Oferecer cerveja na Cidade Maravilhosa é um ato que provoca, induz, incentiva a aglomeração. Em poucos instantes, tínhamos mais de duas dúzias de pessoas ao redor. Dentre elas, os tios Walter e seu charuto inseparável, Maria Emília, Waldir, Delphina, Paulo e Cremilda. Os primos, então, chegavam às pencas! Sedentos, ansiosos, muito bem dispostos e indisciplinados. À frente da turma, Ruy Quaresma, maestro, compositor, parceiro, irmão de alma. Doce como o mel. Preciso e eficaz como a abelha. Na medida do possível, apareceram outros companheiros de música. Gostei muito de rever os bateristas Fefê (Roupa Nova) e Luís Cláudio.

Não consegui identificar todo mundo. Seria impossível àquela altura; tantos me cumprimentando, todos me trazendo recordações deliciosas. Fiquei pasmo ao vislumbrar no meio daquele povo o velho camarada João Gomelita, motorista de taxi que dirigia bordões e primas com a mesma destreza, a mesma sensibilidade que tinha ao volante. Chegava remando o corpanzil, como no dia em que me salvou de uma surra colossal por causa de uma cantada bem dada. Mas, isto é um assunto que fica para outra ocasião.

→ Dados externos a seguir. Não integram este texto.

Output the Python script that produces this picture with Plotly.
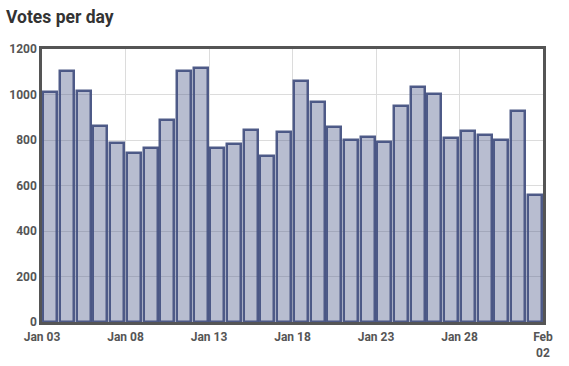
import plotly.graph_objects as go
import pandas as pd

# Data
days = pd.date_range("2019-01-03", periods=30, freq="D").strftime("%Y-%m-%d").tolist()
votes = [1013, 1103, 1016, 862, 789, 744, 763, 889, 1104, 1116,
         763, 783, 846, 729, 836, 1059, 967, 857, 801, 814,
         791, 950, 1031, 1003, 810, 840, 820, 798, 928, 559]
tick_dates = ["2019-01-03", "2019-01-08", "2019-01-13", "2019-01-18",
              "2019-01-23", "2019-01-28", "2019-02-02"]
tick_labels = ["Jan 03", "Jan 08", "Jan 13", "Jan 18", "Jan 23", "Jan 28", "Feb<br>02"]
y_ticks = [0, 200, 400, 600, 800, 1000, 1200]

DAY_MS = 86400000

fig = go.Figure(go.Bar(
    x=days,
    y=votes,
    xperiod=DAY_MS,
    xperiodalignment="middle",
    width=0.84 * DAY_MS,
    marker=dict(color="rgba(77,90,137,0.4)",
                line=dict(color="rgba(70,82,130,0.95)", width=2.5)),
    hoverinfo="x+y",
))

fig.update_layout(
    width=569, height=366,
    margin=dict(l=42, r=26, t=49, b=44, autoexpand=False),
    paper_bgcolor="white", plot_bgcolor="white",
    font=dict(family="Roboto", color="#555"),
    title=dict(text="Votes per day", x=6 / 569, xanchor="left",
               y=1 - 17 / 366, yanchor="middle", xref="container", yref="container",
               font=dict(family="Roboto", size=17.5, weight="bold", color="#333")),
    showlegend=False,
    bargap=0,
)
fig.update_xaxes(
    type="date",
    range=[tick_dates[0], tick_dates[-1]],
    tickvals=tick_dates, ticktext=tick_labels,
    tickfont=dict(family="Roboto", size=12, weight="bold", color="#555"),
    showgrid=True, gridcolor="#dcdcdc", gridwidth=1,
    showline=True, linecolor="#555", linewidth=2.5, mirror=True,
    ticks="", zeroline=False, automargin=False, ticklabelstandoff=2,
)
fig.update_yaxes(
    range=[0, 1200],
    tickvals=y_ticks,
    tickfont=dict(family="Roboto", size=12, weight="bold", color="#555"),
    showgrid=True, gridcolor="#dcdcdc", gridwidth=1,
    showline=True, linecolor="#555", linewidth=2.5, mirror=True,
    ticks="", zeroline=False, automargin=False,
)

fig.write_html("out.html", config={"displayModeBar": False},
               post_script="document.body.style.margin='0';")
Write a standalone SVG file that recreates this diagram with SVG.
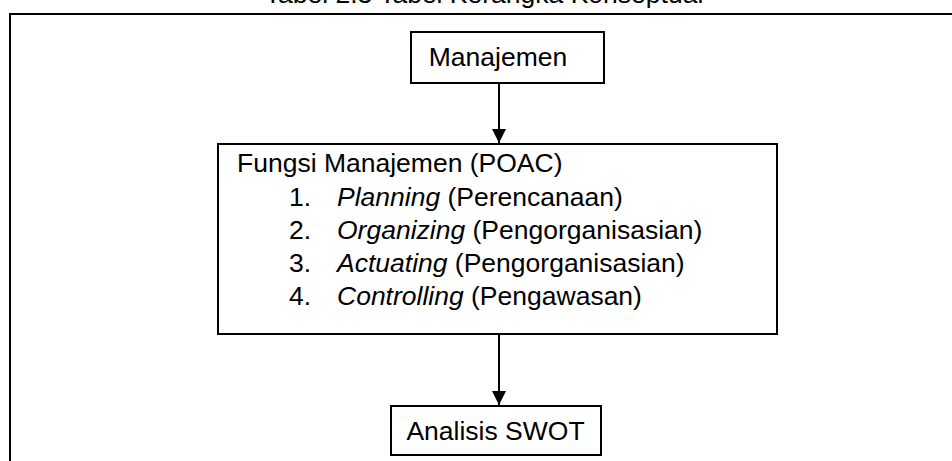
<svg xmlns="http://www.w3.org/2000/svg" width="952" height="461" viewBox="0 0 952 461">
<style>
text{font-family:"Liberation Sans",Arial,sans-serif;font-size:26.5px;fill:#000}
.box{fill:#fff;stroke:#000;stroke-width:2}
.conn{stroke:#000;stroke-width:2;fill:none}
</style>
<defs>
<marker id="ah" markerWidth="14" markerHeight="17" refX="14" refY="8.5" orient="auto" markerUnits="userSpaceOnUse">
<path d="M0,1.5 L14,8.5 L0,15.5 Z" fill="#000"/>
</marker>
</defs>
<rect width="952" height="461" fill="#fff"/>
<text x="484" y="3" text-anchor="middle" font-size="27">Tabel 2.3 Tabel Kerangka Konseptual</text>
<rect x="10" y="14" width="960" height="470" fill="none" stroke="#000" stroke-width="2"/>
<g id="connectors">
<line class="conn" x1="499" y1="83" x2="499" y2="143" marker-end="url(#ah)"/>
<line class="conn" x1="499" y1="334" x2="499" y2="405" marker-end="url(#ah)"/>
</g>
<g id="manajemen">
<rect class="box" x="411" y="32" width="193" height="51"/>
<text x="498" y="66" text-anchor="middle">Manajemen</text>
</g>
<g id="fungsi">
<rect class="box" x="218" y="144" width="559" height="190"/>
<text x="237" y="172">Fungsi Manajemen (POAC)</text>
<text x="289" y="206">1.</text><text x="337" y="206"><tspan font-style="italic">Planning</tspan> (Perencanaan)</text>
<text x="289" y="239">2.</text><text x="337" y="239"><tspan font-style="italic">Organizing</tspan> (Pengorganisasian)</text>
<text x="289" y="272">3.</text><text x="337" y="272"><tspan font-style="italic">Actuating</tspan> (Pengorganisasian)</text>
<text x="289" y="305">4.</text><text x="337" y="305"><tspan font-style="italic">Controlling</tspan> (Pengawasan)</text>
</g>
<g id="swot">
<rect class="box" x="391" y="406" width="210" height="49"/>
<text x="495.5" y="440" text-anchor="middle">Analisis SWOT</text>
</g>
</svg>
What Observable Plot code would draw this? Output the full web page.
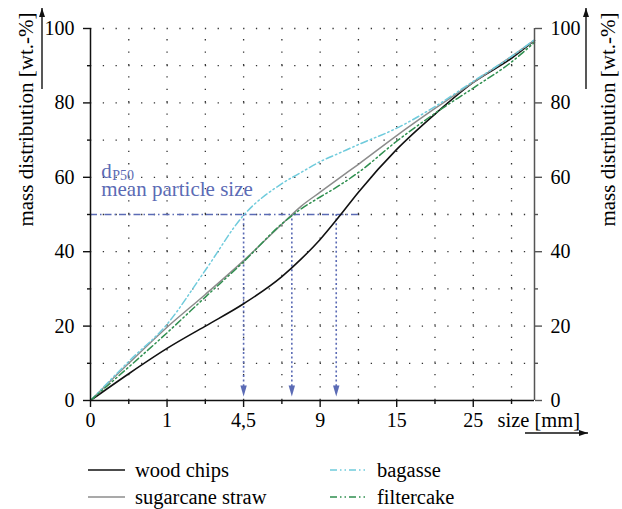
<!DOCTYPE html>
<html><head><meta charset="utf-8">
<script src="https://cdn.jsdelivr.net/npm/d3@7"></script>
<script src="https://cdn.jsdelivr.net/npm/@observablehq/plot@0.6"></script>
<style>
body{margin:0;background:#fff;}
#wrap{position:relative;width:622px;height:509px;font-family:'Liberation Serif',serif;}
.leg{position:absolute;font-size:20.5px;color:#000;display:flex;align-items:center;height:24px;white-space:nowrap;font-family:'Liberation Serif',serif;}
.leg svg{margin-right:10px;}
</style></head><body><div id="wrap"></div>
<script>
// x positions are the evenly spaced size-class index (0 -> 0 mm, 1 -> 1 mm, 2 -> 4,5 mm, ...)
const sizeIndex   = [0, 0.5, 1, 1.5, 2, 2.5, 2.75, 3, 3.25, 3.5, 4, 4.5, 5, 5.5, 5.8];
const woodChips   = [0, 7.2, 14, 20, 26, 33.3, 38, 43.3, 49.5, 56, 67.5, 77, 85.5, 92, 96.8];
const sugarcane   = [0, 10, 19.7, 28.5, 37.6, 47.4, 52.2, 56, 59.8, 63.5, 71.2, 78.5, 85.5, 92.5, 96.8];
const bagasse     = [0, 10.5, 20.5, 35, 49.8, 58.3, 61.3, 64.2, 66.5, 68.8, 73.2, 79, 85.8, 92.5, 97];
const filtercake  = [0, 9, 18.2, 27.8, 37.3, 47.5, 51.5, 54.7, 57.8, 61.3, 69.7, 77.2, 84, 91, 96.3];
const seriesNames = ["wood chips", "sugarcane straw", "bagasse", "filtercake"];
const seriesColors = ["#111111", "#8c8c8c", "#6fcbdc", "#2f8f4f"];
const seriesDash = [null, null, "7,3,1.5,3,1.5,3", "7,3,1.5,3,1.5,3"];
const tickIndex  = [0, 1, 2, 3, 4, 5];
const tickLabels = ["0", "1", "4,5", "9", "15", "25"];
const yMajor = [0, 20, 40, 60, 80, 100];
const yMinor = [10, 30, 50, 70, 90];
const d50Index = [2.0, 2.63, 3.21];
const blue = "#5b6bb5";
const FONT = "'Liberation Serif', serif";

const allValues = [woodChips, sugarcane, bagasse, filtercake];
const table = [];
seriesNames.forEach((s, k) => sizeIndex.forEach((x, i) => table.push({series: s, x, y: allValues[k][i]})));

const arrowHead = {draw(ctx){ ctx.moveTo(-3.2, -11); ctx.lineTo(3.2, -11); ctx.lineTo(0, 0); ctx.closePath(); }};

const lineMarks = seriesNames.map((s, k) => Plot.line(table.filter(d => d.series === s), {
  x: "x", y: "y", stroke: seriesColors[k], strokeWidth: k === 0 ? 1.6 : 1.5,
  strokeDasharray: seriesDash[k], curve: "monotone-x"
}));

const plot = Plot.plot({
  width: 622, height: 445,
  marginLeft: 90, marginRight: 88, marginTop: 28, marginBottom: 45,
  x: {domain: [0, 5.8], axis: null},
  y: {domain: [0, 100], axis: null},
  style: {fontFamily: FONT, fontSize: "20px", color: "#000", background: "white", overflow: "visible"},
  marks: [
    Plot.ruleY(d3.range(10, 101, 10), {x1: 0, x2: 5.8, stroke: "#333", strokeWidth: 1.3, strokeDasharray: "1.3,11.46"}),
    Plot.ruleX(d3.range(0.5, 5.6, 0.5), {y1: 0, y2: 100, stroke: "#333", strokeWidth: 1.3, strokeDasharray: "1.3,11.1"}),
    Plot.ruleY([50], {x1: 0, x2: 3.5, stroke: blue, strokeWidth: 1.3, strokeDasharray: "7,3,1.5,3"}),
    Plot.ruleX(d50Index, {y1: 50, y2: 3, stroke: blue, strokeWidth: 1.6, strokeDasharray: "2,2.6"}),
    Plot.dot(d50Index, {x: d => d, y: 1.1, symbol: arrowHead, fill: blue, stroke: "none"}),
    ...lineMarks,
    Plot.ruleX([0], {y1: 0, y2: 100, stroke: "#111", strokeWidth: 1.5}),
    Plot.ruleX([5.8], {y1: 0, y2: 100, stroke: "#555", strokeWidth: 1.5}),
    Plot.ruleY([0], {x1: 0, x2: 5.8, stroke: "#111", strokeWidth: 1.5}),
    Plot.axisY({anchor: "left", ticks: yMajor, tickSize: 7, tickPadding: 9, label: null, stroke: "#111", strokeWidth: 1.4, fontSize: 20}),
    Plot.axisY({anchor: "left", ticks: yMinor, tickSize: 3, text: null, label: null, stroke: "#111", strokeWidth: 1.4}),
    Plot.axisY({anchor: "right", ticks: yMajor, tickSize: 7, tickPadding: 9, label: null, stroke: "#555", strokeWidth: 1.4, fontSize: 20}),
    Plot.axisY({anchor: "right", ticks: yMinor, tickSize: 3, text: null, label: null, stroke: "#555", strokeWidth: 1.4}),
    Plot.axisX({anchor: "bottom", ticks: tickIndex, tickSize: 7, tickPadding: 5, label: null, fontSize: 20,
      tickFormat: d => tickLabels[tickIndex.indexOf(d)], stroke: "#111", strokeWidth: 1.4}),
    Plot.axisX({anchor: "bottom", ticks: d3.range(0.5, 5.6, 1), tickSize: 4, text: null, label: null, stroke: "#111", strokeWidth: 1.4}),
    Plot.text(["size [mm]"], {frameAnchor: "bottom-right", dx: -37, dy: 12, textAnchor: "start", lineAnchor: "top", fontSize: 20.5, fill: "#000"}),
    Plot.text(["mass distribution [wt.-%]"], {frameAnchor: "top-left", dx: -58, dy: -16, rotate: -90, textAnchor: "end", lineAnchor: "bottom", fontSize: 21, fill: "#000"}),
    Plot.text(["mass distribution [wt.-%]"], {frameAnchor: "top-right", dx: 80, dy: -16, rotate: -90, textAnchor: "end", lineAnchor: "bottom", fontSize: 21, fill: "#000"}),
    Plot.text(["d"], {x: 0.14, y: 59.7, textAnchor: "start", lineAnchor: "bottom", fontSize: 21, fill: blue}),
    Plot.text(["P50"], {x: 0.14, y: 59.7, dx: 11, dy: 2, textAnchor: "start", lineAnchor: "bottom", fontSize: 14, fill: blue}),
    Plot.text(["mean particle size"], {x: 0.14, y: 55.1, textAnchor: "start", lineAnchor: "bottom", fontSize: 21, fill: blue})
  ]
});

// axis direction arrows
const svg = d3.select(plot);
function arrow(x1, y1, x2, y2, color) {
  svg.append("line").attr("x1", x1).attr("y1", y1).attr("x2", x2).attr("y2", y2)
    .attr("stroke", color).attr("stroke-width", 1.4);
  const ang = Math.atan2(y2 - y1, x2 - x1);
  const L = 9, W = 3;
  const bx = x2 - L * Math.cos(ang), by = y2 - L * Math.sin(ang);
  const px = -Math.sin(ang) * W, py = Math.cos(ang) * W;
  svg.append("polygon").attr("points", `${x2},${y2} ${bx + px},${by + py} ${bx - px},${by - py}`).attr("fill", color);
}
arrow(42, 89, 42, 8, "#111");
arrow(586, 89, 586, 8, "#111");
arrow(525, 433, 588, 433, "#111");

const wrap = document.getElementById("wrap");
wrap.appendChild(plot);

const legPos = [[88, 458], [88, 485], [330, 458], [330, 485]];
seriesNames.forEach((s, k) => {
  const d = document.createElement("div");
  d.className = "leg";
  d.style.left = legPos[k][0] + "px";
  d.style.top = legPos[k][1] + "px";
  const dash = seriesDash[k] ? `stroke-dasharray="${seriesDash[k]}"` : "";
  d.innerHTML = `<svg width="37" height="4"><line x1="0" y1="2" x2="37" y2="2" stroke="${seriesColors[k]}" stroke-width="1.6" ${dash}/></svg><span>${s}</span>`;
  wrap.appendChild(d);
});
</script>
</body></html>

A dois passos, com a discrição costumeira, me olhando de esguelha, o Soutto, meu padrinho e protetor. Homem bonito, charmoso, culto; cabeleira grisalha, dentadura perfeita, jeito malandro de ser gente boa. Sempre bem acompanhado por Don’Ana, mulher de fazer inveja ao bom gosto.

Assentei a bunda velha e magra no meio-muro da casa mais perto. Recostei nas grades de ferro carcomido e fiquei esperando, enquanto as surpresas se sucediam.

Abrindo ala na multidão, minha avó Rosalina, a Zala de Campos dos Goitacazes, com seu olhar sofrido e fundo, seu pulmão solitário, o coração enorme de bondade, o colo farto feito para o aconchego e histórias que um dia hei de contar. Trazia agarrado à saia o temporão Manoel, mais conhecido neste espaço como Poleca Meirelles - escrevi sobre ele aqui -, sujeito dos mais ordinários e encantadores que conheci. Sem deixar barato, ela reclamou da minha pouca atenção, do meu espírito aventureiro, da minha vocação para a boemia. Porém, me perdoou com o laço dos seus braços gordos, bordados de azul, e generosos.

Logo depois, tio Erasto me revelou coisas que até o próprio passado duvida; tia Nilza me benzeu contrita pela eternidade; Altemar Dutra desfiou serestas a granel, emendadas como contas pelo choro gostoso do violão do tio Milton muito bem acompanhado pelo bandolim de Jacob. Tudo sob o olhar semiapagado de prazer do mestre Baden Powell.

Confesso que, naquele momento, eu já estava passando da tampa. Queria sair dali para casa, jogar um comprimido de sonrisal em meio copo d’água e relaxar, ou melhor, desligar. Cerveja é uma delícia, mas aos litros se transforma em usina de gases poluentes. Além de tudo, o que poderia vir de melhor?

A resposta se materializou de pronto. Uma figura pequenina aproximou-se. Não me envolveu, nem poderia. Apenas espalmou sua mãozinha de dedos tortos contra o meu peito, acariciando levemente a minha mais doce lembrança, e sussurrou: ‘filho, eu te amo, e sempre te amarei’!

Pois é, meus amigos, eu resolvi escrever este texto quando li a mensagem de uma amiga reclamando da falta de seus entes mais queridos no Natal.  Segundo ela, esta data é a mais triste do ano. É quando se sente absolutamente só, dolorosamente abandonada.

Não concordo.

O Natal é um ponto de encontro. Todos nós nos juntamos neste dia. Os aprendizes que teimam em plantar nos terrenos de cá e os mestres que fazem a colheita do lado de lá. Podem acreditar: jamais estaremos sozinhos.